On Sat, 28 Jun 2003 root@mauve.demon.co.uk wrote:
> >
> > Dear Sir or Madam,
> >
> > We are trying to port a third party hardware driver into Linux kernel and
> > this third party vendor does not allow us to publish the source code. Is
> > there any approach that we can avoid publicizing the third party code while
> > porting to Linux? Do we need to write some shim layer code in Linux kernel
> > to interface the third party code? How can we do that? Is there any document
> > or samples?
>
> The best way is to convince them to allow you to.
> Otherwise.
>
> The right way is to write a spec for the hardware, based on the code.
> Now develop a GPL driver based on this spec.

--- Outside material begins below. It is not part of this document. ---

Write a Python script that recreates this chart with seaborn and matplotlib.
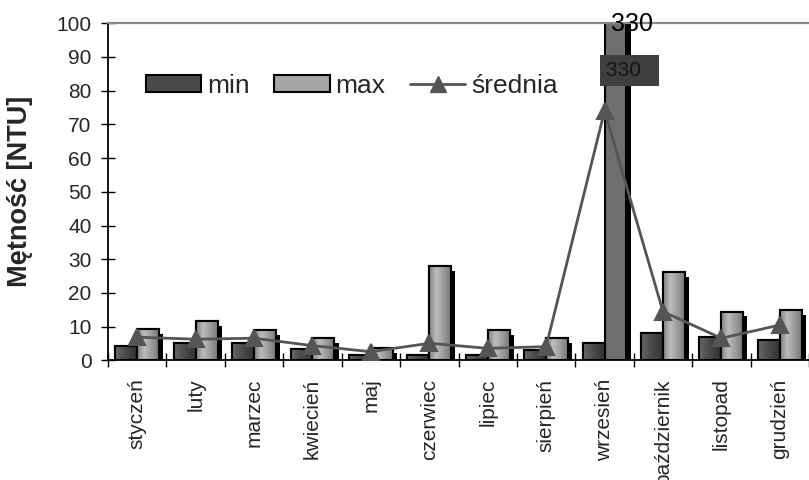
import numpy as np
import pandas as pd
import matplotlib
matplotlib.use("Agg")
import matplotlib.pyplot as plt
import matplotlib.patheffects as pe
from matplotlib.colors import LinearSegmentedColormap
from matplotlib.patches import Patch, Rectangle
from matplotlib.lines import Line2D
import seaborn as sns

# Monthly turbidity readings
months = ["styczeń", "luty", "marzec", "kwiecień", "maj", "czerwiec",
          "lipiec", "sierpień", "wrzesień", "październik", "listopad", "grudzień"]
min_vals = [4.4, 5.1, 5.1, 3.3, 1.6, 1.5, 1.5, 3.1, 5.3, 8.2, 6.9, 6.1]
max_vals = [9.3, 11.8, 9.0, 6.6, 3.8, 28.0, 9.0, 6.6, 330, 26.1, 14.5, 15.0]
avg_vals = [6.9, 6.3, 6.6, 4.4, 2.6, 5.1, 3.6, 4.1, 74.0, 14.5, 6.6, 10.5]
series_names = ["min", "max"]
avg_name = "średnia"
y_label = "Mętność [NTU]"

bars_df = pd.DataFrame({
    "month": months * 2,
    "value": min_vals + max_vals,
    "series": [series_names[0]] * len(months) + [series_names[1]] * len(months),
})
avg_df = pd.DataFrame({"month": months, "value": avg_vals})

sns.set_theme(style="ticks")
plt.rcParams["font.family"] = ["Liberation Sans", "DejaVu Sans"]

fig = plt.figure(figsize=(8.09, 4.8), dpi=100)
ax = fig.add_axes([0.1335, 0.249, 0.8665, 0.703])

sns.barplot(data=bars_df, x="month", y="value", hue="series", order=months,
            hue_order=series_names, palette=["#4a4a4a", "#a0a0a0"],
            width=0.75, saturation=1, edgecolor="black", linewidth=1.5,
            legend=False, ax=ax, zorder=2)

cmap_min = LinearSegmentedColormap.from_list("cmin", ["#666666", "#4a4a4a", "#323232"])
cmap_max = LinearSegmentedColormap.from_list("cmax", ["#828282", "#bdbdbd", "#9c9c9c", "#787878"])
grad = np.linspace(0, 1, 64).reshape(1, -1)

shadow = [pe.SimplePatchShadow(offset=(3, -3.5), shadow_rgbFace="black", alpha=1), pe.Normal()]
for cont, cmap in zip(ax.containers, [cmap_min, cmap_max]):
    for bar in cont:
        bar.set_path_effects(shadow)
        x0, w, h = bar.get_x(), bar.get_width(), bar.get_height()
        if h > 100:
            # off-scale bar: flat fill
            bar.set_facecolor("#6e6e6e")
            continue
        im = ax.imshow(grad, extent=(x0, x0 + w, 0, h), aspect="auto", cmap=cmap,
                       interpolation="bicubic", zorder=2.2)
        im.set_clip_path(bar)
        ax.add_patch(Rectangle((x0, 0), w, h, fill=False, edgecolor="black",
                               linewidth=1.5, zorder=2.3))

sns.pointplot(data=avg_df, x="month", y="value", order=months, color="#555555",
              markers="^", linestyles="-", markersize=11, linewidth=2,
              errorbar=None, ax=ax, zorder=5)

ax.set_xlim(-0.5, 11.5)
ax.set_ylim(0, 100)
ax.set_yticks(range(0, 101, 10))
ax.set_xticks(range(len(months)))
ax.set_xticklabels(months, rotation=90, fontsize=15)
ax.set_xticks(np.arange(-0.5, len(months), 1), minor=True)
ax.tick_params(axis="x", which="major", length=0, pad=13, bottom=True)
ax.tick_params(axis="x", which="minor", direction="inout", length=10, width=1,
               color="black", bottom=True)
ax.tick_params(axis="y", direction="inout", length=9.5, width=1, pad=7,
               labelsize=15, color="black", left=True)
ax.set_xlabel("")
ax.set_ylabel(y_label, fontsize=19.5, fontweight="bold")
ax.yaxis.set_label_coords(-0.107, 0.5)

for side in ["left", "bottom"]:
    ax.spines[side].set_color("black")
    ax.spines[side].set_linewidth(1.3)
ax.spines["top"].set_visible(True)
ax.spines["top"].set_color("#888888")
ax.spines["top"].set_linewidth(1.6)
ax.spines["right"].set_visible(False)

# value labels for the off-scale September maximum
big = ax.containers[1][months.index("wrzesień")]
cx = big.get_x() + big.get_width() / 2
ax.annotate(f"{max_vals[8]:g}", xy=(cx, 100), xytext=(12, -1), textcoords="offset points",
            ha="center", va="center", fontsize=18, color="black",
            annotation_clip=False, zorder=6)
ax.annotate(f"{max_vals[8]:g}  ", xy=(cx, 86), xytext=(-7, 0), textcoords="offset points",
            ha="left", va="center", fontsize=15, color="#141414", zorder=6,
            bbox=dict(boxstyle="square,pad=0.3", facecolor="#3f3f3f", edgecolor="none"))

handles = [
    Patch(facecolor="#4a4a4a", edgecolor="black", linewidth=1.5, label=series_names[0]),
    Patch(facecolor="#a6a6a6", edgecolor="black", linewidth=1.5, label=series_names[1]),
    Line2D([], [], color="#555555", linewidth=2, marker="^", markersize=11, label=avg_name),
]
ax.legend(handles=handles, ncol=3, frameon=False, loc="center left",
          bbox_to_anchor=(0.054, 0.813), handlelength=2.1, handleheight=0.63,
          handletextpad=0.22, columnspacing=0.93, borderpad=0, borderaxespad=0,
          fontsize=19)

fig.savefig("out.png", dpi=100)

> This is the best way to do it, and will result in a driver distributed with
> the kernel that can be maintained and used by anyone, likely on any
> architecture that the thing can be plugged into, even if you don't decide
> to work on it any more, and the original vendor dies.
>
> There are other ways.
> Probably the wrong way is to simply compile this module, and distribute
> the binary.
> This will result in you needing to create at the very least dozens of binaries
> at each kernel upgrade, and your driver not working at all for many people
> that you haven't compiled for.
>
> If you can't afford the time/cost to go the GPL route, probably the least
> bad option is to move as much of the code as you can into a GPL'd interface
> module that talks to a small binary stub.
> Ideally the binary stub does not talk to the hardware, only to your
> interface module.
> This means that you need to compile only one stub per architecture, and
> even in the face of dramatic kernel changes, as the part that talks to the
> kernel (and hardware) is GPL, it can be fixed by anyone.